Mike, a senior, has scored nine times, giving him two more goals than Dave, a junior. Three games into the season and the Kidushim brothers are the area’s best one-two act.

Their nickname is not suitable for print, though. Let’s just say it doesn’t make sense for two guys who are always on the attack for CdM (3-0).

Mike, a 5-foot-9, 185-pounder, just physically beats everyone to the goal, even his smaller brother. When the two competed in one-on-one contests in the backyard the past few years, the backyard got too small.

“When I hit him with the stick, he keeps playing,” Dave said. “When he hits me, I have to stop and try to get away.”

Now it makes sense why the beach was the perfect place to play. Dave had more room to maneuver and the chance to break free if Mike clubbed him with the stick too much.

It’s not like Mike is slow. He played linebacker and center on the football field before concentrating full-time on lacrosse as a junior.

The reason Mike tried the sport back as a seventh-grader was because his older brother, Jason, played. In his senior year in 2003, Jason got involved when CdM launched the lacrosse program.

“I saw him do well,” Mike said. “I thought maybe I could as well.”

Mike has come a long way.
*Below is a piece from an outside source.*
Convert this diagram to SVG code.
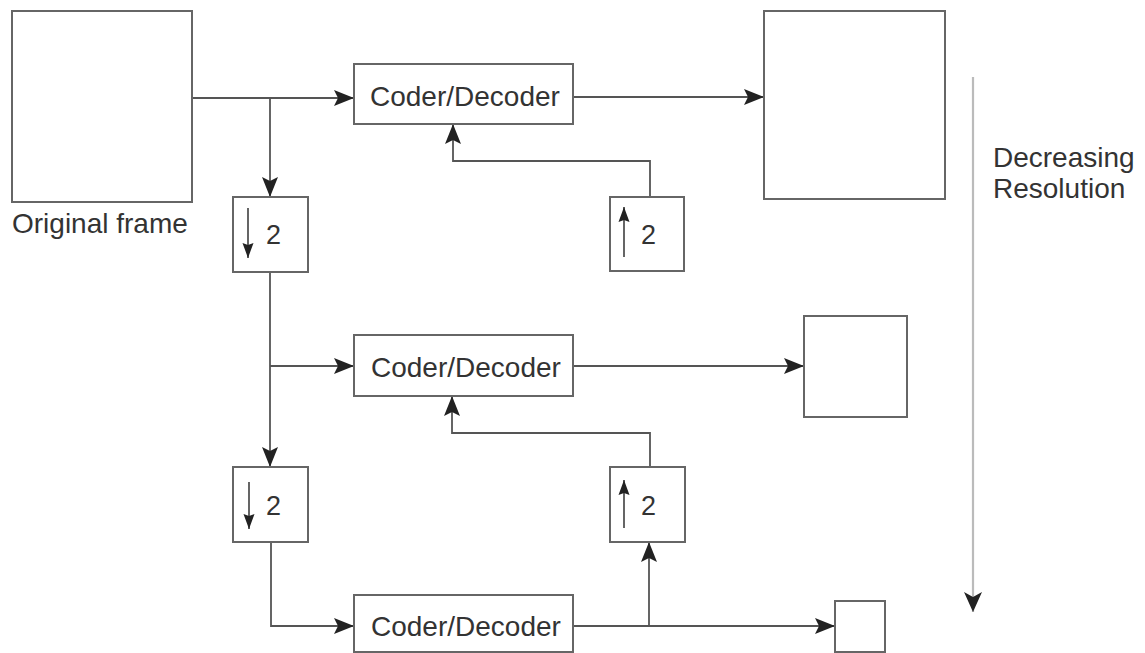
<svg xmlns="http://www.w3.org/2000/svg" width="1145" height="653" viewBox="0 0 1145 653">
<defs>
<style>
.box{fill:#fff;stroke:#666;stroke-width:2}
.ln{fill:none;stroke:#555;stroke-width:1.8}
.lbl{font-family:"Liberation Sans",Arial,sans-serif;font-size:28px;fill:#333}
.num{font-family:"Liberation Sans",Arial,sans-serif;font-size:27px;fill:#333}
.res{fill:none;stroke:#bbb;stroke-width:2.2}
</style>
<marker id="ah" markerUnits="userSpaceOnUse" markerWidth="22" markerHeight="18" refX="20" refY="9" orient="auto">
<path d="M0,1 L20,9 L0,17 L4,9 Z" fill="#222"/>
</marker>
<marker id="sm" markerUnits="userSpaceOnUse" markerWidth="16" markerHeight="12" refX="15" refY="6" orient="auto">
<path d="M0,0.5 L15,6 L0,11.5 L2,6 Z" fill="#222"/>
</marker>
<marker id="big" markerUnits="userSpaceOnUse" markerWidth="22" markerHeight="20" refX="20" refY="10" orient="auto">
<path d="M0,1 L20,10 L0,19 L5,10 Z" fill="#222"/>
</marker>
</defs>
<rect width="1145" height="653" fill="#fff"/>

<g id="connectors">
<path class="ln" d="M192,98 H354" marker-end="url(#ah)"/>
<path class="ln" d="M270,98 V197" marker-end="url(#ah)"/>
<path class="ln" d="M573,97 H764" marker-end="url(#ah)"/>
<path class="ln" d="M650,197 V161 H453 V124" marker-end="url(#ah)"/>
<path class="ln" d="M270,272 V467" marker-end="url(#ah)"/>
<path class="ln" d="M270,366 H354" marker-end="url(#ah)"/>
<path class="ln" d="M573,366 H804" marker-end="url(#ah)"/>
<path class="ln" d="M650,467 V433 H452 V396" marker-end="url(#ah)"/>
<path class="ln" d="M271,542 V626 H354" marker-end="url(#ah)"/>
<path class="ln" d="M573,626 H835" marker-end="url(#ah)"/>
<path class="ln" d="M649,626 V542" marker-end="url(#ah)"/>
</g>

<g id="original-frame">
<rect class="box" x="12" y="11" width="180" height="191"/>
<text class="lbl" x="12" y="233">Original frame</text>
</g>

<g id="coder1">
<rect class="box" x="354" y="64" width="219" height="60"/>
<text class="lbl" x="370" y="106">Coder/Decoder</text>
</g>
<g id="out1">
<rect class="box" x="764" y="11" width="181" height="188"/>
</g>
<g id="down1">
<rect class="box" x="233" y="197" width="75" height="75"/>
<path class="ln" d="M248,208 V258" marker-end="url(#sm)"/>
<text class="num" x="266" y="244">2</text>
</g>
<g id="up1">
<rect class="box" x="610" y="197" width="74" height="74"/>
<path class="ln" d="M624,257 V207" marker-end="url(#sm)"/>
<text class="num" x="641" y="244">2</text>
</g>

<g id="coder2">
<rect class="box" x="354" y="335" width="219" height="61"/>
<text class="lbl" x="371" y="377">Coder/Decoder</text>
</g>
<g id="out2">
<rect class="box" x="804" y="316" width="103" height="101"/>
</g>
<g id="down2">
<rect class="box" x="233" y="467" width="75" height="75"/>
<path class="ln" d="M249,482 V529" marker-end="url(#sm)"/>
<text class="num" x="266" y="515">2</text>
</g>
<g id="up2">
<rect class="box" x="610" y="467" width="75" height="75"/>
<path class="ln" d="M624,528 V480" marker-end="url(#sm)"/>
<text class="num" x="641" y="515">2</text>
</g>

<g id="coder3">
<rect class="box" x="354" y="595" width="219" height="57"/>
<text class="lbl" x="371" y="636">Coder/Decoder</text>
</g>
<g id="out3">
<rect class="box" x="835" y="601" width="50" height="51"/>
</g>

<g id="resolution">
<path class="res" d="M973,77 V612" marker-end="url(#big)"/>
<text class="lbl" x="993" y="167">Decreasing</text>
<text class="lbl" x="993" y="198">Resolution</text>
</g>
</svg>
He’s grown, no longer 5-5, 150 pounds like he said he was as an eighth-grader, his first year on the CdM club varsity team.

It took Mike time to resemble Jason, a 5-10, 210-pounder back then.

But Mike has showcased the same type of aggression his brother did in athletics. Jason was an inside linebacker and center on the football team, earning second-team All-Pacific Coast League honors as a senior.

Some of the better players at CdM are football players, Noah Molnar, JD Abbott and Tyler Harmon.

“But most of them play defense because they love to hit guys and they can’t handle the ball as well,” Mike said. “It’s something you got to get used to. They tell you to cradle it so the ball won’t come out. I got it down.”

Those trying to pop the ball out of Mike’s pocket learn the hard way.

Corona del Mar Coach Mark Todd has seen the collisions many times, more often than not Mike wins. During last week’s season-opening game against Back Bay rival Newport Harbor, Mike crushed a player before the Sea Kings left Sage Hill School with a 15-6 lopsided victory.

“That was one of those hits you see maybe once or twice during a season,” Dave said. “Trust me, I know what those feel like.”